## Information supplied:

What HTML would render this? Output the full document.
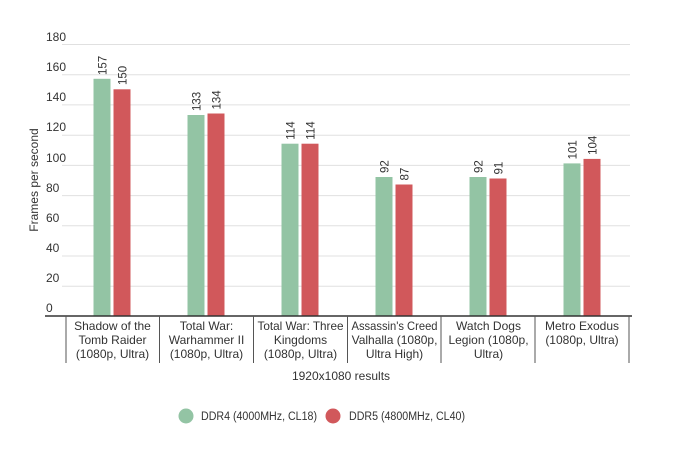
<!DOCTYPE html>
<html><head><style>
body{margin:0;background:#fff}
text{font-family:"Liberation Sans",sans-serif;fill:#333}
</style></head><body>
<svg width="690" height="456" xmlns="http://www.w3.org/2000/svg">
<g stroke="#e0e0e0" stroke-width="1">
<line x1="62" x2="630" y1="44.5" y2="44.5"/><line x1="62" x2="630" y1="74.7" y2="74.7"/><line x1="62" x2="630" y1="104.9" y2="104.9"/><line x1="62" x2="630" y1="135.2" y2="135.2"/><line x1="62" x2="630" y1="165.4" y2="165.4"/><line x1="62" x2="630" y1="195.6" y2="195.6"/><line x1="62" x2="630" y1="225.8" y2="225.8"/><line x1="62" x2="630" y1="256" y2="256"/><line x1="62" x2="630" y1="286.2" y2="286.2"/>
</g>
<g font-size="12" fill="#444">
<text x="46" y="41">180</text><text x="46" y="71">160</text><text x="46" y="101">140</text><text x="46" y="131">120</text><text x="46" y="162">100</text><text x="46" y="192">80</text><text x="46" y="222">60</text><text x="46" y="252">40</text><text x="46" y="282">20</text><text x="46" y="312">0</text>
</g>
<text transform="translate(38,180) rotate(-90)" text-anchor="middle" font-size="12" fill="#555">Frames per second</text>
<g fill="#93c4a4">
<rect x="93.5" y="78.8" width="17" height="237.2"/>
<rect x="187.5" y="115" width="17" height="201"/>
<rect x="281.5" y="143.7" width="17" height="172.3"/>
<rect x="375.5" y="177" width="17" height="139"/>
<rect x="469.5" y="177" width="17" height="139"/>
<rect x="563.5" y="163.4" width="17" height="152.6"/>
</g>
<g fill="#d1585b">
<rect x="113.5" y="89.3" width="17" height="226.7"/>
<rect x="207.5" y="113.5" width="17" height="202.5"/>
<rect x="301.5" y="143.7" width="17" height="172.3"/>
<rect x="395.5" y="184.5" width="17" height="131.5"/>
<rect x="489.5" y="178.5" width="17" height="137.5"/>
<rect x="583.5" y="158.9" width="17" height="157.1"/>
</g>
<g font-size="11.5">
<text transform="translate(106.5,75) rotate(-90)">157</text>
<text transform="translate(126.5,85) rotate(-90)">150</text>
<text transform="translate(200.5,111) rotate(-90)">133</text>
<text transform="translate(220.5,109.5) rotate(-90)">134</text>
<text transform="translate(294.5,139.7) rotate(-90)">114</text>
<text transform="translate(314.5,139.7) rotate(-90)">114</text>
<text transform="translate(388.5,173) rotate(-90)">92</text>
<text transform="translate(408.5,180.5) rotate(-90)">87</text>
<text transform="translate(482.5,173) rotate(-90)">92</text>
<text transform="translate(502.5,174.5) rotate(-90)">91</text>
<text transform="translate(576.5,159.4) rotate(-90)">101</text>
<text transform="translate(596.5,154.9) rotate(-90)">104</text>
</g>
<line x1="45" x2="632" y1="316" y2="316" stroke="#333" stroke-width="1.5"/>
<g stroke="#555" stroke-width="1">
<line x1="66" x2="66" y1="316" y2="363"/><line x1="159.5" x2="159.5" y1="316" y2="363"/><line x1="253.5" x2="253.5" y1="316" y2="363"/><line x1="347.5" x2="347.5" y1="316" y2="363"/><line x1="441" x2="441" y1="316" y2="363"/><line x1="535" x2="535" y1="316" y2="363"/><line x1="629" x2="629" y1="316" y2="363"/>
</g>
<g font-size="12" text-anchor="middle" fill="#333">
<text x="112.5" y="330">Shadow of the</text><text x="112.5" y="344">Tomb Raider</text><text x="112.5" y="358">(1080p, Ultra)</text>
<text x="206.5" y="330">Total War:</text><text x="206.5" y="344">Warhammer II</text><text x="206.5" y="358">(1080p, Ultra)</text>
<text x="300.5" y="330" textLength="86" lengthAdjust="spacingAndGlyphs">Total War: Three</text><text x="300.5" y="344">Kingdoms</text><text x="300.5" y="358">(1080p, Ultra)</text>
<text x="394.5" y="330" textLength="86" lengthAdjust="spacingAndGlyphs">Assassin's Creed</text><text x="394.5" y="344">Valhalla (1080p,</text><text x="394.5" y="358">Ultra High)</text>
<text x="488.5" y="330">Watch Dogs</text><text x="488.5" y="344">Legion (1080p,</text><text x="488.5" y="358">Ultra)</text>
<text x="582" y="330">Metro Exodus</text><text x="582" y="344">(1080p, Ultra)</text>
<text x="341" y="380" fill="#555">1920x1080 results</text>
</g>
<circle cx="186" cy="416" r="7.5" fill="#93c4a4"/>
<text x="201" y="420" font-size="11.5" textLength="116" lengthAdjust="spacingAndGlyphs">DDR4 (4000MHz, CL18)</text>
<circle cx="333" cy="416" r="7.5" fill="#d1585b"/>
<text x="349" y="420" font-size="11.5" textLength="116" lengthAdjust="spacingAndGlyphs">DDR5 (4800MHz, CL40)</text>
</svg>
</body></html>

## Task objective:
The material above holds pictures; copy everything else in it exactly.

## Result for this exercise:
What HTML would render this? Output the full document.
<!DOCTYPE html>
<html><head><style>
body{margin:0;background:#fff}
text{font-family:"Liberation Sans",sans-serif;fill:#333}
</style></head><body>
<svg width="690" height="456" xmlns="http://www.w3.org/2000/svg">
<g stroke="#e0e0e0" stroke-width="1">
<line x1="62" x2="630" y1="44.5" y2="44.5"/><line x1="62" x2="630" y1="74.7" y2="74.7"/><line x1="62" x2="630" y1="104.9" y2="104.9"/><line x1="62" x2="630" y1="135.2" y2="135.2"/><line x1="62" x2="630" y1="165.4" y2="165.4"/><line x1="62" x2="630" y1="195.6" y2="195.6"/><line x1="62" x2="630" y1="225.8" y2="225.8"/><line x1="62" x2="630" y1="256" y2="256"/><line x1="62" x2="630" y1="286.2" y2="286.2"/>
</g>
<g font-size="12" fill="#444">
<text x="46" y="41">180</text><text x="46" y="71">160</text><text x="46" y="101">140</text><text x="46" y="131">120</text><text x="46" y="162">100</text><text x="46" y="192">80</text><text x="46" y="222">60</text><text x="46" y="252">40</text><text x="46" y="282">20</text><text x="46" y="312">0</text>
</g>
<text transform="translate(38,180) rotate(-90)" text-anchor="middle" font-size="12" fill="#555">Frames per second</text>
<g fill="#93c4a4">
<rect x="93.5" y="78.8" width="17" height="237.2"/>
<rect x="187.5" y="115" width="17" height="201"/>
<rect x="281.5" y="143.7" width="17" height="172.3"/>
<rect x="375.5" y="177" width="17" height="139"/>
<rect x="469.5" y="177" width="17" height="139"/>
<rect x="563.5" y="163.4" width="17" height="152.6"/>
</g>
<g fill="#d1585b">
<rect x="113.5" y="89.3" width="17" height="226.7"/>
<rect x="207.5" y="113.5" width="17" height="202.5"/>
<rect x="301.5" y="143.7" width="17" height="172.3"/>
<rect x="395.5" y="184.5" width="17" height="131.5"/>
<rect x="489.5" y="178.5" width="17" height="137.5"/>
<rect x="583.5" y="158.9" width="17" height="157.1"/>
</g>
<g font-size="11.5">
<text transform="translate(106.5,75) rotate(-90)">157</text>
<text transform="translate(126.5,85) rotate(-90)">150</text>
<text transform="translate(200.5,111) rotate(-90)">133</text>
<text transform="translate(220.5,109.5) rotate(-90)">134</text>
<text transform="translate(294.5,139.7) rotate(-90)">114</text>
<text transform="translate(314.5,139.7) rotate(-90)">114</text>
<text transform="translate(388.5,173) rotate(-90)">92</text>
<text transform="translate(408.5,180.5) rotate(-90)">87</text>
<text transform="translate(482.5,173) rotate(-90)">92</text>
<text transform="translate(502.5,174.5) rotate(-90)">91</text>
<text transform="translate(576.5,159.4) rotate(-90)">101</text>
<text transform="translate(596.5,154.9) rotate(-90)">104</text>
</g>
<line x1="45" x2="632" y1="316" y2="316" stroke="#333" stroke-width="1.5"/>
<g stroke="#555" stroke-width="1">
<line x1="66" x2="66" y1="316" y2="363"/><line x1="159.5" x2="159.5" y1="316" y2="363"/><line x1="253.5" x2="253.5" y1="316" y2="363"/><line x1="347.5" x2="347.5" y1="316" y2="363"/><line x1="441" x2="441" y1="316" y2="363"/><line x1="535" x2="535" y1="316" y2="363"/><line x1="629" x2="629" y1="316" y2="363"/>
</g>
<g font-size="12" text-anchor="middle" fill="#333">
<text x="112.5" y="330">Shadow of the</text><text x="112.5" y="344">Tomb Raider</text><text x="112.5" y="358">(1080p, Ultra)</text>
<text x="206.5" y="330">Total War:</text><text x="206.5" y="344">Warhammer II</text><text x="206.5" y="358">(1080p, Ultra)</text>
<text x="300.5" y="330" textLength="86" lengthAdjust="spacingAndGlyphs">Total War: Three</text><text x="300.5" y="344">Kingdoms</text><text x="300.5" y="358">(1080p, Ultra)</text>
<text x="394.5" y="330" textLength="86" lengthAdjust="spacingAndGlyphs">Assassin's Creed</text><text x="394.5" y="344">Valhalla (1080p,</text><text x="394.5" y="358">Ultra High)</text>
<text x="488.5" y="330">Watch Dogs</text><text x="488.5" y="344">Legion (1080p,</text><text x="488.5" y="358">Ultra)</text>
<text x="582" y="330">Metro Exodus</text><text x="582" y="344">(1080p, Ultra)</text>
<text x="341" y="380" fill="#555">1920x1080 results</text>
</g>
<circle cx="186" cy="416" r="7.5" fill="#93c4a4"/>
<text x="201" y="420" font-size="11.5" textLength="116" lengthAdjust="spacingAndGlyphs">DDR4 (4000MHz, CL18)</text>
<circle cx="333" cy="416" r="7.5" fill="#d1585b"/>
<text x="349" y="420" font-size="11.5" textLength="116" lengthAdjust="spacingAndGlyphs">DDR5 (4800MHz, CL40)</text>
</svg>
</body></html>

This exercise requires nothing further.